• **The data**:
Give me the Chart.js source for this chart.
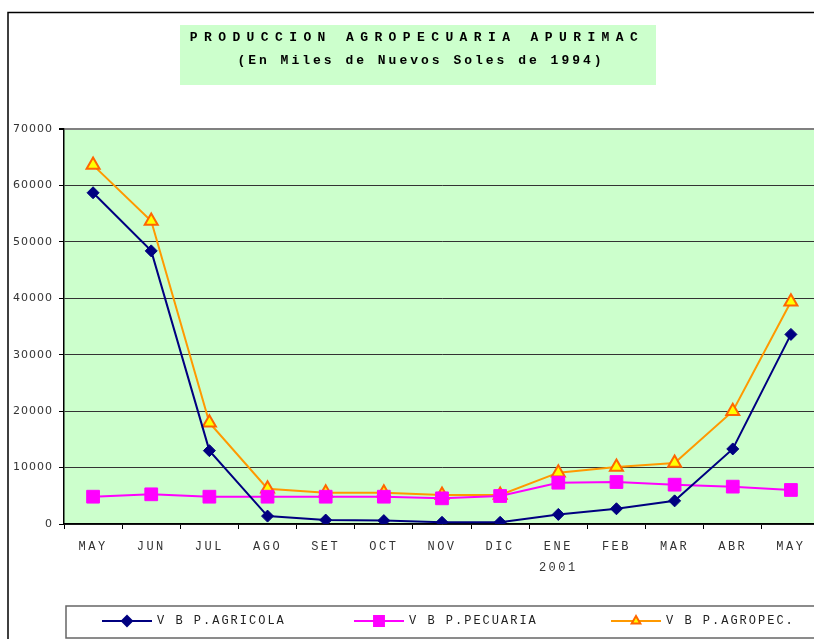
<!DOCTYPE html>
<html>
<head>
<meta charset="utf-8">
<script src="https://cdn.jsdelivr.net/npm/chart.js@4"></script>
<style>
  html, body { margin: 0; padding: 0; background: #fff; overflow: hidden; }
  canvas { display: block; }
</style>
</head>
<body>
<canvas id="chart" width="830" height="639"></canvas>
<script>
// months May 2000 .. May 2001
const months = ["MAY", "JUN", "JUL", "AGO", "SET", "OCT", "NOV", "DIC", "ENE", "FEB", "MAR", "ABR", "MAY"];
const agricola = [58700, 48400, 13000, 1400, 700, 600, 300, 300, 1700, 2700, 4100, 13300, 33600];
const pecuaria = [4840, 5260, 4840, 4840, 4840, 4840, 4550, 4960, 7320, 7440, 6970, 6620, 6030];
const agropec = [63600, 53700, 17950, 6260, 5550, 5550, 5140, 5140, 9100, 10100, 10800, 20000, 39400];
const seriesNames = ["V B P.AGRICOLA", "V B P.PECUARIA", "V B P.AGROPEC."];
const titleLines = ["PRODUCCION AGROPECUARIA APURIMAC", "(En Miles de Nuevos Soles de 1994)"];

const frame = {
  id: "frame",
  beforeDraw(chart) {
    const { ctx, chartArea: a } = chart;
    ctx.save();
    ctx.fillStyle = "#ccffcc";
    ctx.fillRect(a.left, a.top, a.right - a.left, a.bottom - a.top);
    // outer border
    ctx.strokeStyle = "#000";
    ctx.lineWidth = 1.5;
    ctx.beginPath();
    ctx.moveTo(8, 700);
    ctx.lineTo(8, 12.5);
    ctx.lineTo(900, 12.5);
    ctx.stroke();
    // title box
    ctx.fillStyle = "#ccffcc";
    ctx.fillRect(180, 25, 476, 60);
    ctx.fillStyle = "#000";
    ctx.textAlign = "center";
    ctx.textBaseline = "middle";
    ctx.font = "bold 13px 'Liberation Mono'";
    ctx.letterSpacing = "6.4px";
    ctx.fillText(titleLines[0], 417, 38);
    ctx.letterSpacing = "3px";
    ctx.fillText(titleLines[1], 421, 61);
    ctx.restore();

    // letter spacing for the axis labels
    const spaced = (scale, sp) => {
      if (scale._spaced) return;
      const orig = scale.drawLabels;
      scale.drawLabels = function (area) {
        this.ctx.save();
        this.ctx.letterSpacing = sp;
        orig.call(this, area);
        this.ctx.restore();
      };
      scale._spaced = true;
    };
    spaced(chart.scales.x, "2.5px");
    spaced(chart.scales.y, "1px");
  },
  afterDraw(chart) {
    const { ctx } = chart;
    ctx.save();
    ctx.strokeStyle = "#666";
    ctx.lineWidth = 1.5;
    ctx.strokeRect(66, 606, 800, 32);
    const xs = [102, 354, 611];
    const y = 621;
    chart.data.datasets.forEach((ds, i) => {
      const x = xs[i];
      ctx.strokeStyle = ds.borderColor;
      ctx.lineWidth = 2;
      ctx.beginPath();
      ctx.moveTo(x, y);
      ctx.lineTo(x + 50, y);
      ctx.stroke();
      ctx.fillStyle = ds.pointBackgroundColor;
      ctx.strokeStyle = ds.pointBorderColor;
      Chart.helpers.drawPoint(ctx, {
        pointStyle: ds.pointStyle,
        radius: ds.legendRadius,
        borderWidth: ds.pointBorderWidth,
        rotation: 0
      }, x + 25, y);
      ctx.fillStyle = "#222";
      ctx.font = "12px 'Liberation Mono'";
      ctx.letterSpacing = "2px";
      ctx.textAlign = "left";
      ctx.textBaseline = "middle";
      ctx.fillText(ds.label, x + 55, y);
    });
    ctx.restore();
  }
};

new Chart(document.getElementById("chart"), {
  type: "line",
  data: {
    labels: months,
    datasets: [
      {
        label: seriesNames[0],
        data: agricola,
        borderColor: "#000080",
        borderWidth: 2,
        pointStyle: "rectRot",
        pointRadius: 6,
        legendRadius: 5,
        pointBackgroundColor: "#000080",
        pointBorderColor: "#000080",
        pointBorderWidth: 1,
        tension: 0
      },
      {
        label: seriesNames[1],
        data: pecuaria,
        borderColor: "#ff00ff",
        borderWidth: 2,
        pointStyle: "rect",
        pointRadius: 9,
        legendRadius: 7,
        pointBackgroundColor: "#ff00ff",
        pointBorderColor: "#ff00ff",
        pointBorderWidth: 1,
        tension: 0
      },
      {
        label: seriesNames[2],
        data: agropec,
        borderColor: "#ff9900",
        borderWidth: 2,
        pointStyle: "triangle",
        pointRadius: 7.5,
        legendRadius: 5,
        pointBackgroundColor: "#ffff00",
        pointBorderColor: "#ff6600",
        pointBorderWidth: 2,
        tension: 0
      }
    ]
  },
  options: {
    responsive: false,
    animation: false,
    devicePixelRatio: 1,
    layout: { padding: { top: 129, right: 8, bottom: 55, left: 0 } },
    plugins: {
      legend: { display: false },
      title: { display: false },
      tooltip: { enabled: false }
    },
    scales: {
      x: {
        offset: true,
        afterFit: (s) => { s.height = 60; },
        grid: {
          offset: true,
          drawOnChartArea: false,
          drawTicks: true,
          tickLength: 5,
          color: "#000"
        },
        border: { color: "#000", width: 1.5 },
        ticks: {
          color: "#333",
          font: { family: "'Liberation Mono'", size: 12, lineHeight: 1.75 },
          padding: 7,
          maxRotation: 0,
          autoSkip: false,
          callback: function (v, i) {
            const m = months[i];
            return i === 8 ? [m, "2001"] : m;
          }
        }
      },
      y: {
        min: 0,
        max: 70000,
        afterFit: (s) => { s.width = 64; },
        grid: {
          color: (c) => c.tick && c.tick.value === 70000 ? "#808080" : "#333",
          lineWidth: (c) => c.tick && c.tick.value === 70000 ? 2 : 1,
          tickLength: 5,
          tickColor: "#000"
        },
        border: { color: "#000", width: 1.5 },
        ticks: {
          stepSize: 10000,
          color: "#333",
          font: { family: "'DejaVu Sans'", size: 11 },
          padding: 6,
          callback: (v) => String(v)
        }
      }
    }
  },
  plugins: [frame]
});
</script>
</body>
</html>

==

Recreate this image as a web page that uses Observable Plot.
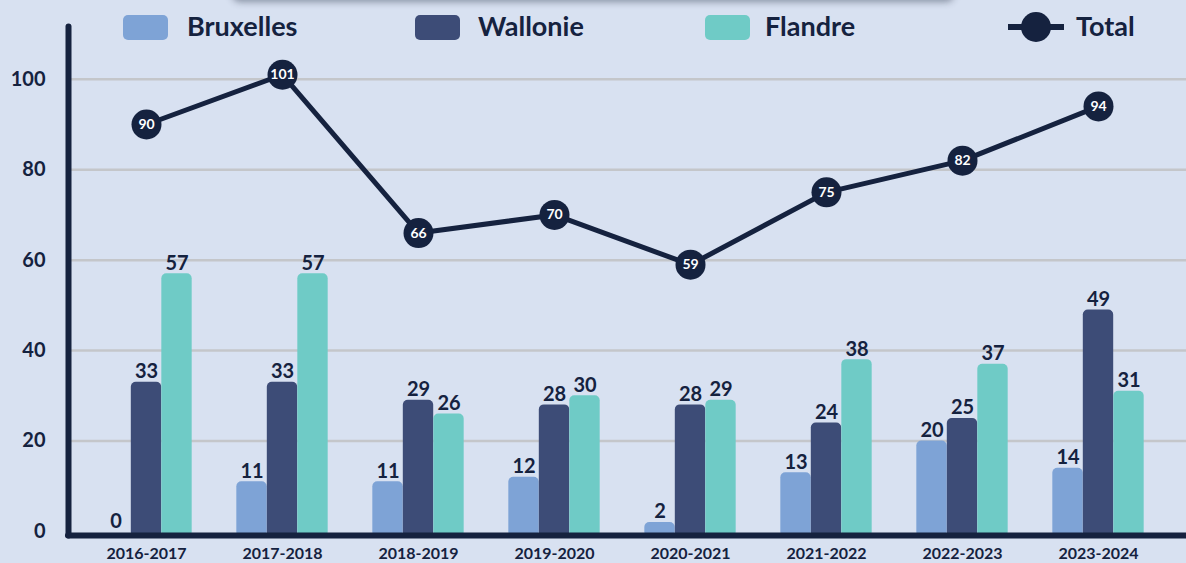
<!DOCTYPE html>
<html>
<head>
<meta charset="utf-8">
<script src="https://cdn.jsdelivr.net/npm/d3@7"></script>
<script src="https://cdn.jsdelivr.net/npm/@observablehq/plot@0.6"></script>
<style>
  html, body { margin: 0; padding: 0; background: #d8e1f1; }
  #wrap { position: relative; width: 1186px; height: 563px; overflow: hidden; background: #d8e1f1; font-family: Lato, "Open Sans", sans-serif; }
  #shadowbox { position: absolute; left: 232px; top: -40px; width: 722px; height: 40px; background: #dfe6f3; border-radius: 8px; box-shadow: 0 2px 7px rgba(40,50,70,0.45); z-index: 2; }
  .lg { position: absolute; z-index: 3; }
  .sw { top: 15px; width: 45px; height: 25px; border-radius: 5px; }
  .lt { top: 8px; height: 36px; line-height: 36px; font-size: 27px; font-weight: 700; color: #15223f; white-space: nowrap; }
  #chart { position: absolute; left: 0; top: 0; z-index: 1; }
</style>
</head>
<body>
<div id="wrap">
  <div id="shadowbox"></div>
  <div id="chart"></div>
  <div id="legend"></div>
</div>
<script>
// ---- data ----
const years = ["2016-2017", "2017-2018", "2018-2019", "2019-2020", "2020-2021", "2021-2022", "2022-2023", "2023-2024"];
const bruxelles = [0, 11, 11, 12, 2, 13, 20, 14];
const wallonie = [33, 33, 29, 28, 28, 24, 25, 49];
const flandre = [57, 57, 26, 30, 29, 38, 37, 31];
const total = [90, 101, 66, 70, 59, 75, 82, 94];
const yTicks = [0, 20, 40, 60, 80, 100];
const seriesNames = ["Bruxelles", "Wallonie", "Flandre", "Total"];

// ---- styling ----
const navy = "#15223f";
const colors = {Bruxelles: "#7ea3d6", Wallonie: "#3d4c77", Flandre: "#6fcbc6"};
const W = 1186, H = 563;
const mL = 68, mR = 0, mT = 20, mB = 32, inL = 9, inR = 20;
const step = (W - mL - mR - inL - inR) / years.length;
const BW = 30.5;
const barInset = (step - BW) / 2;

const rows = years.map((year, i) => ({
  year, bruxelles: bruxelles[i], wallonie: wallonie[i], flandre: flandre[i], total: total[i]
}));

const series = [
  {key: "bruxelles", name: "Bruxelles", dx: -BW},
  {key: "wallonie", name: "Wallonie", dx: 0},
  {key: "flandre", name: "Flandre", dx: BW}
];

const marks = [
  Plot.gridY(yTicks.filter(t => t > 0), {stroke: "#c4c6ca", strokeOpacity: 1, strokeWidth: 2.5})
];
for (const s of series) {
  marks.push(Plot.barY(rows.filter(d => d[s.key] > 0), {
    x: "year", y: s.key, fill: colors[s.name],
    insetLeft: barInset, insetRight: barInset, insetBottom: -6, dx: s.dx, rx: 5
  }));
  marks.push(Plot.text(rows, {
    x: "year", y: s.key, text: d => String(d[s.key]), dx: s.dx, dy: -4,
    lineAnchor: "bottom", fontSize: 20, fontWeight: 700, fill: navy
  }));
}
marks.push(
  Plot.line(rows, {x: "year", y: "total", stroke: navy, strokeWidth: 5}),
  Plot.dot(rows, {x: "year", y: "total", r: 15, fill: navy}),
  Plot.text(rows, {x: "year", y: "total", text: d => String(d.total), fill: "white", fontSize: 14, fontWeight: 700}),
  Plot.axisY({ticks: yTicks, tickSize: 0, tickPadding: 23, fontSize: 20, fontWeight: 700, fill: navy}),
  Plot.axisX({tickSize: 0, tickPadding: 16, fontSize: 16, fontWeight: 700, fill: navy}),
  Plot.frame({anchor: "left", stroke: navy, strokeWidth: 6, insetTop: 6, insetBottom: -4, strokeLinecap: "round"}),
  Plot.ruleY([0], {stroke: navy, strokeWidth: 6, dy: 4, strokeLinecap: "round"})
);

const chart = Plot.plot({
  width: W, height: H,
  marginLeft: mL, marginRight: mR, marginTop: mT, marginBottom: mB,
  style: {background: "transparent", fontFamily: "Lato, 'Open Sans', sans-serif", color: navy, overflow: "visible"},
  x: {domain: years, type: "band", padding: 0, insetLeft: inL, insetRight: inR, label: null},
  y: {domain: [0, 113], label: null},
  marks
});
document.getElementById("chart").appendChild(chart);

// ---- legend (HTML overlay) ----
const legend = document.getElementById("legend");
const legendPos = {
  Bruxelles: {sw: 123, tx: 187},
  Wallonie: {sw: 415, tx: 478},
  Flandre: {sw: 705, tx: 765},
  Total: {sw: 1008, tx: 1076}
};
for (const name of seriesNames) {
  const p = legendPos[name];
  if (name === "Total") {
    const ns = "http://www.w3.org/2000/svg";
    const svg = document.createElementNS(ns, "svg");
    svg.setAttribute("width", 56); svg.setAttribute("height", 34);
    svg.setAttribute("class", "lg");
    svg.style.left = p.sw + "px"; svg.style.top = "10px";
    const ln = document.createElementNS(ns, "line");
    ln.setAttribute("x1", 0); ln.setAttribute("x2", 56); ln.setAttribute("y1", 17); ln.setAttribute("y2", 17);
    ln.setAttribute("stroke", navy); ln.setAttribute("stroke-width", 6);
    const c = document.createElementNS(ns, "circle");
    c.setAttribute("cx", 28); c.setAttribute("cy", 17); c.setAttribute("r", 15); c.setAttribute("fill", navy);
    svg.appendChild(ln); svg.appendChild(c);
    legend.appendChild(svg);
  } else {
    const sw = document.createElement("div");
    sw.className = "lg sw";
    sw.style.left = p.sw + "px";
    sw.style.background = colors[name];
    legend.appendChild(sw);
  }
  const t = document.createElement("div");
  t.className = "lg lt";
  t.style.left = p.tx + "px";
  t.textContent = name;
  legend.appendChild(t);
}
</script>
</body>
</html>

• **Problem requirements**:
Search the data above for the string "this" and copy each line that has it.

• **Answer in full**:
Give me the Chart.js source for this chart.
        this.ctx.save();
        this.ctx.letterSpacing = sp;
        orig.call(this, area);
        this.ctx.restore();
Recreate this image as a web page that uses Observable Plot.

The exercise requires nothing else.